Some records:
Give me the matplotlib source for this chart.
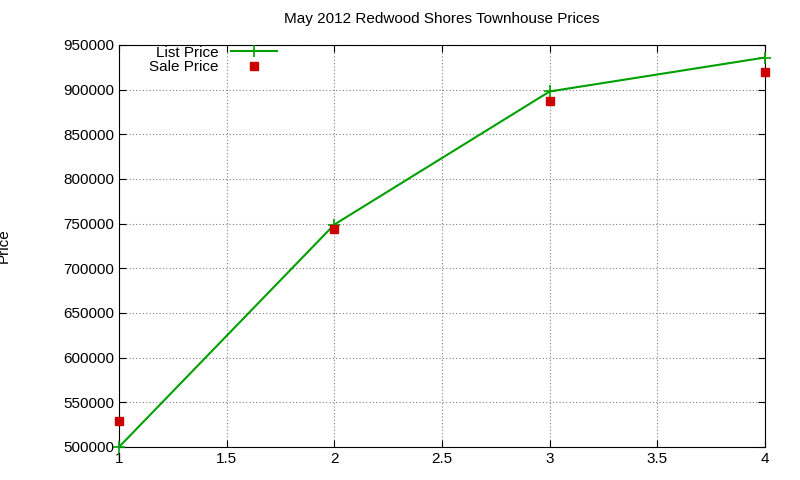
import matplotlib
matplotlib.use("Agg")
import matplotlib.pyplot as plt

plt.rcParams["font.family"] = ["Liberation Sans", "DejaVu Sans"]

bedrooms = [1, 2, 3, 4]
list_price = [500000, 749000, 898000, 936000]
sale_price = [529000, 744000, 887000, 920000]

fig = plt.figure(figsize=(8, 4.8), dpi=100)
ax = fig.add_axes([0.14875, 0.06875, 0.8075, 0.8375])

ax.plot(bedrooms, list_price, color="#00a000", linewidth=1.5, marker="+",
        markersize=8, markeredgewidth=1.2, label="List Price", clip_on=False, zorder=3)
ax.plot(bedrooms, sale_price, linestyle="none", color="#cc0000", marker="s",
        markersize=6, label="Sale Price", clip_on=False, zorder=4)

ax.set_xlim(1, 4)
ax.set_ylim(500000, 950000)
ax.set_xticks([1, 1.5, 2, 2.5, 3, 3.5, 4])
ax.set_xticklabels(["1", "1.5", "2", "2.5", "3", "3.5", "4"])
ax.set_yticks(range(500000, 950001, 50000))
ax.tick_params(direction="in", top=True, right=True, labelsize=11, length=5)
ax.grid(True, color="#808080", linestyle=(0, (1, 2)), linewidth=0.8)
ax.set_ylabel("Price", fontsize=11, labelpad=38)
ax.set_title("May 2012 Redwood Shores Townhouse Prices", fontsize=11, pad=16)

ax.legend(loc="upper left", bbox_to_anchor=(0.03, 1.025), frameon=False,
          markerfirst=False, fontsize=11, handlelength=3,
          borderpad=0.2, labelspacing=0.05)

fig.savefig("out.png", dpi=100)
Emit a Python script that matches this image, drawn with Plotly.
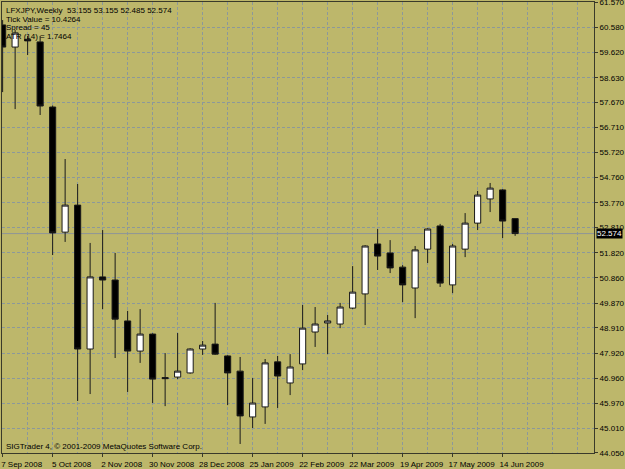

- **SET TASK**
From the first line of the material down to the line containing "ax = fig.add_axes([0.14875, 0.06875, 0.8075, 0.8375])", inclusive, return each line exactly, skipping any picture.

- **REPLY TO THE TASK**
Give me the matplotlib source for this chart.
import matplotlib
matplotlib.use("Agg")
import matplotlib.pyplot as plt

plt.rcParams["font.family"] = ["Liberation Sans", "DejaVu Sans"]

bedrooms = [1, 2, 3, 4]
list_price = [500000, 749000, 898000, 936000]
sale_price = [529000, 744000, 887000, 920000]

fig = plt.figure(figsize=(8, 4.8), dpi=100)
ax = fig.add_axes([0.14875, 0.06875, 0.8075, 0.8375])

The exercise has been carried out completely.